The CPC leaders also put forth the caucus' broad vision for how such programs should be crafted, pushing back against right-wing efforts to impose work requirements, income limits, and other restrictions that would limit the number of people who qualify for benefits.

"Much has been made in recent weeks about the compromises necessary to enact this transformative agenda," the CPC members write. "We have been told that we can either adequately fund a small number of investments or legislate broadly, but only make a shallow, short-term impact. We would argue that this is a false choice."

Instead of slashing the funding of key programs in order to extend their duration over 10 years and appease conservative lawmakers' demand for a lower price tag, the CPC executive board contends that Democrats should "make robust investments over a shorter window."

Speaking to reporters earlier this week, Pelosi indicated she is open to that approach.

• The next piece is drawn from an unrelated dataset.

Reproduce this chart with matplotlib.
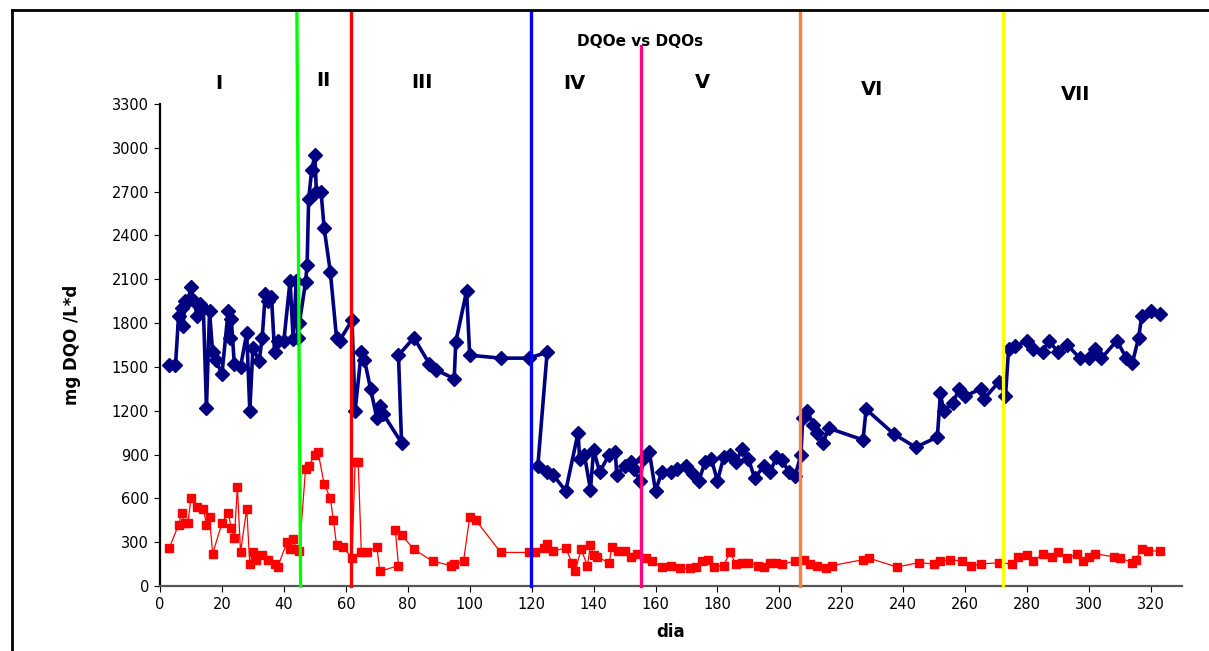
import numpy as np
import matplotlib.pyplot as plt
from matplotlib.lines import Line2D

# DQO afluente (e) - dia, valor
dia_e = [3, 5, 6, 7, 7.5, 8, 9, 10, 11, 12, 13, 14, 15, 16, 17, 18, 20, 22, 22.5, 23, 24,
         26, 28, 29, 30, 32, 33, 34, 35, 36, 37, 38, 40, 42, 43, 44, 44.5, 45, 47, 47.5, 48,
         49, 50, 50.5, 52, 53, 55, 57, 58, 62, 63, 65, 66, 68, 70, 71, 72, 78, 77, 82, 87, 89,
         95, 95.5, 99, 100, 110, 119, 125, 122, 125, 127, 131, 135, 135.5, 137, 139, 140,
         142, 145, 147, 147.5, 150, 152, 153, 155, 156, 158, 160, 162, 165, 167, 170, 172,
         174, 176, 178, 180, 182, 184, 186, 188, 190, 192, 195, 197, 199, 201, 203, 205,
         207, 207.5, 209, 211, 212, 214, 216, 227, 228, 237, 244, 251, 252, 253, 256, 258,
         260, 265, 266, 271, 273, 274, 276, 280, 282, 285, 287, 290, 293, 297, 300, 302,
         304, 309, 312, 314, 316, 317, 320, 323]
dqo_e = [1510, 1510, 1850, 1900, 1780, 1950, 1950, 2050, 1950, 1850, 1930, 1900, 1220,
         1880, 1600, 1550, 1450, 1880, 1700, 1830, 1520, 1500, 1730, 1200, 1630, 1540,
         1700, 2000, 1950, 1980, 1600, 1680, 1680, 2090, 1690, 2090, 1700, 1800, 2080,
         2200, 2650, 2850, 2950, 2700, 2700, 2450, 2150, 1700, 1680, 1820, 1200, 1600,
         1550, 1350, 1150, 1230, 1180, 980, 1580, 1700, 1520, 1480, 1420, 1670, 2020,
         1580, 1560, 1560, 1600, 820, 780, 760, 650, 1050, 870, 900, 660, 930, 780, 900,
         920, 760, 820, 850, 800, 720, 870, 920, 650, 780, 780, 800, 820, 770, 720, 850,
         870, 720, 880, 900, 850, 940, 870, 740, 820, 780, 880, 860, 780, 750, 900, 1150,
         1200, 1100, 1050, 980, 1080, 1000, 1210, 1040, 950, 1020, 1320, 1200, 1250, 1350,
         1300, 1350, 1280, 1400, 1300, 1620, 1640, 1680, 1620, 1600, 1680, 1600, 1650,
         1560, 1560, 1620, 1560, 1680, 1560, 1530, 1700, 1850, 1880, 1860]

# DQO efluente (s)
dia_s = [3, 6, 7, 8, 9, 10, 12, 14, 15, 16, 17, 20, 22, 23, 24, 25, 26, 28, 29, 30, 31,
         33, 35, 37, 38, 41, 42, 43, 44, 45, 47, 48, 50, 51, 53, 55, 56, 57, 59, 62, 63,
         64, 65, 67, 70, 71, 77, 76, 78, 82, 88, 94, 95, 98, 100, 102, 110, 119, 121, 124,
         125, 127, 131, 133, 134, 136, 138, 139, 140, 141, 145, 146, 148, 150, 152, 154,
         157, 159, 162, 165, 168, 171, 173, 175, 177, 179, 182, 184, 186, 188, 190, 193,
         195, 197, 199, 201, 205, 208, 210, 212, 215, 217, 227, 229, 238, 245, 250, 252,
         255, 259, 262, 265, 271, 275, 277, 280, 282, 285, 288, 290, 293, 296, 298, 300,
         302, 308, 310, 314, 315, 317, 319, 323]
dqo_s = [260, 420, 500, 430, 430, 600, 540, 530, 420, 470, 220, 430, 500, 400, 330, 680,
         230, 530, 150, 230, 180, 210, 180, 150, 130, 300, 250, 320, 250, 240, 800, 820,
         900, 920, 700, 600, 450, 280, 270, 190, 850, 850, 230, 230, 270, 100, 140, 380,
         350, 250, 170, 140, 150, 170, 470, 450, 230, 230, 230, 260, 290, 240, 260, 160,
         100, 250, 140, 280, 210, 200, 160, 270, 240, 240, 200, 220, 190, 170, 130, 140,
         120, 120, 130, 170, 180, 130, 140, 230, 150, 160, 160, 140, 130, 160, 160, 150,
         170, 180, 150, 140, 120, 140, 180, 190, 130, 160, 150, 170, 180, 170, 140, 150,
         160, 150, 200, 210, 170, 220, 200, 230, 190, 220, 170, 200, 220, 200, 190, 160,
         180, 250, 240, 240]

# limites entre fases
fases_x = [61.6, 119.8, 206.6, 272.2]
fases_cor = ['#ff0000', '#0000ff', '#ff8040', '#ffff00']
fases_nome = ['I', 'II', 'III', 'IV', 'V', 'VI', 'VII']
fases_txt_x = [19, 52.6, 84.6, 133.7, 175, 230, 295.5]
fases_txt_y = [3440, 3460, 3450, 3440, 3445, 3400, 3365]

fig = plt.figure(figsize=(12.09, 6.51), dpi=100)
ax = fig.add_axes([160/1209, 1-586/651, (1182-160)/1209, (586-104)/651])

ax.plot(dia_e, dqo_e, color='#000080', lw=2.6, marker='D', ms=7.5, zorder=3)
ax.plot(dia_s, dqo_s, color='#ff0000', lw=0.9, marker='s', ms=5.5, zorder=3)

ytop = 3930
ax.plot([44.2, 45.4], [ytop, 0], color='#00ff00', lw=2.4, clip_on=False, zorder=4)
for xv, c in zip(fases_x, fases_cor):
    ax.plot([xv, xv], [0, ytop], color=c, lw=2.4, clip_on=False, zorder=4)
ax.plot([155.3, 155.3], [0, 3700], color='#ff0080', lw=2.4, clip_on=False, zorder=4)

fn = ['Liberation Sans Narrow', 'DejaVu Sans Condensed', 'DejaVu Sans']
for nm, tx, ty in zip(fases_nome, fases_txt_x, fases_txt_y):
    ax.text(tx, ty, nm, ha='center', va='center', fontsize=14, fontweight='bold',
            family=fn)
ax.text(155, 3730, 'DQOe vs DQOs', ha='center', va='center', fontsize=11,
        fontweight='bold', family=fn)

ax.set_xlim(0, 330)
ax.set_ylim(0, 3300)
ax.set_xticks(np.arange(0, 321, 20))
ax.set_yticks(np.arange(0, 3301, 300))
ax.tick_params(direction='out', length=4, labelsize=10.5, pad=4)
for lab in ax.get_xticklabels() + ax.get_yticklabels():
    lab.set_family(fn)
ax.spines['top'].set_visible(False)
ax.spines['right'].set_visible(False)
ax.spines['left'].set_linewidth(1.6)
ax.spines['bottom'].set_color('#555555')
ax.spines['bottom'].set_linewidth(1.6)
ax.set_xlabel('dia', fontsize=12, fontweight='bold', family=fn, labelpad=8)
ax.set_ylabel('mg DQO /L*d', fontsize=12, fontweight='bold', family=fn, labelpad=22)

# moldura
fig.add_artist(Line2D([12/1209, 12/1209], [0, 1-10/651], color='black', lw=2))
fig.add_artist(Line2D([12/1209, 1], [1-10/651, 1-10/651], color='black', lw=2))

plt.savefig('out.png', dpi=100)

"This will help make the case for our party's ability to govern, and establish a track record of success that will pave the way for a long-term extension of benefits," the CPC's letter reads. "We cannot pit childcare against housing, or paid leave against home- and community-based care."

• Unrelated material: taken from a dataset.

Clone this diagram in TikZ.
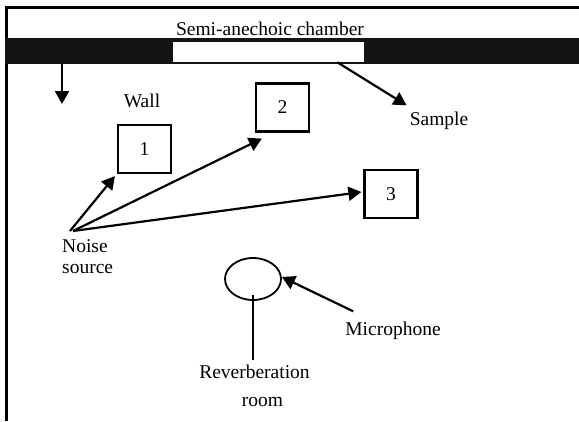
\documentclass[tikz,border=0pt]{standalone}
\usepackage{fontspec}
\setmainfont{Liberation Serif}
\usetikzlibrary{positioning,arrows.meta,shapes.geometric}

\begin{document}
\begin{tikzpicture}[
    x=1pt, y=-1pt,
    % Define styles for the different kinds of nodes
    every node/.style={font=\fontsize{19.5}{22}\selectfont, inner sep=0pt},
    frame/.style={line width=3pt},
    wallband/.style={rectangle, fill=black!92, minimum width=574pt, minimum height=26pt},
    samplebox/.style={rectangle, fill=white, minimum width=191pt, minimum height=20pt},
    posbox/.style={rectangle, draw, line width=2.2pt, minimum width=53pt, minimum height=48pt},
    micshape/.style={ellipse, draw, line width=1.8pt, minimum width=56pt, minimum height=42pt},
    arrow/.style={-{Triangle[length=13pt,width=14pt]}, line width=2.2pt},
    stem/.style={line width=2.5pt},
    txt/.style={align=center}
]
    \useasboundingbox (0,0) rectangle (579,421);

    % Room outline and wall
    \draw[frame] (6.5,421) -- (6.5,7) -- (579,7);
    \node[wallband] (band) at (292,51) {};
    \node[samplebox] (sample) at (268.5,52) {};

    % Labels
    \node[txt, anchor=base] (chamber) at (270,35) {Semi-anechoic chamber};
    \node[txt, anchor=base] (wall) at (142,107) {Wall};
    \node[txt, anchor=base] (samplelbl) at (439,125) {Sample};
    \node[txt, anchor=base west, align=left] (noise) at (62,273) {Noise\\[-1pt]source};
    \node[txt, anchor=base] (miclbl) at (393,335) {Microphone};
    \node[txt, anchor=base] (reverb) at (254.5,406) {Reverberation\\[6pt]\hspace*{16pt}room};

    % Source positions
    \node[posbox] (p1) at (144.5,149) {1};
    \node[posbox] (p2) at (282.5,107.5) {2};
    \node[posbox] (p3) at (391,194) {3};

    % Microphone
    \node[micshape] (m) at (253,279) {};

    % Wall arrow
    \coordinate (walltip) at (62,104);
    \draw[arrow] (band.south -| walltip) -- (walltip);

    % Sample arrow
    \draw[arrow] ([xshift=-27pt]sample.south east) -- ([xshift=-3pt,yshift=6pt]samplelbl.north west);

    % Noise source to positions
    \coordinate (src) at (73,231);
    \draw[arrow] ([xshift=-3pt]src) -- ([xshift=-2pt,yshift=-2pt]p1.south west);
    \draw[arrow] (src) -- ([xshift=7pt,yshift=-6pt]p2.south west);
    \draw[arrow] (src) -- ([xshift=-2pt,yshift=2pt]p3.west);

    % Microphone arrow and stand
    \draw[arrow] ([xshift=8pt,yshift=10pt]miclbl.north west) -- ([yshift=2pt]m.east);
    \draw[stem] ([yshift=6pt]m.south -| 253,0) -- ([yshift=4pt]reverb.north -| 253,0);
\end{tikzpicture}
\end{document}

The progressive Democrats also deliver a sharp warning against limiting benefits on the basis of income, a route some right-wing lawmakers—including Sen. Joe Manchin (D-W.Va.)—have advocated during recent negotiations over the Build Back Better package.

"We strongly believe that this is the moment to demonstrate to the American people that regardless of geography, race, gender, or class, Democrats believe that everyone has a right to affordable child care, pre-K, clean water, and a community college education," the CPC letter states. "We can choose to strengthen the bond Americans have to one another by proposing universal social insurance benefits that broadly benefit all Americans."

"This bill," the letter concludes, "offers us a chance to fundamentally transform the relationship between the American people and their government."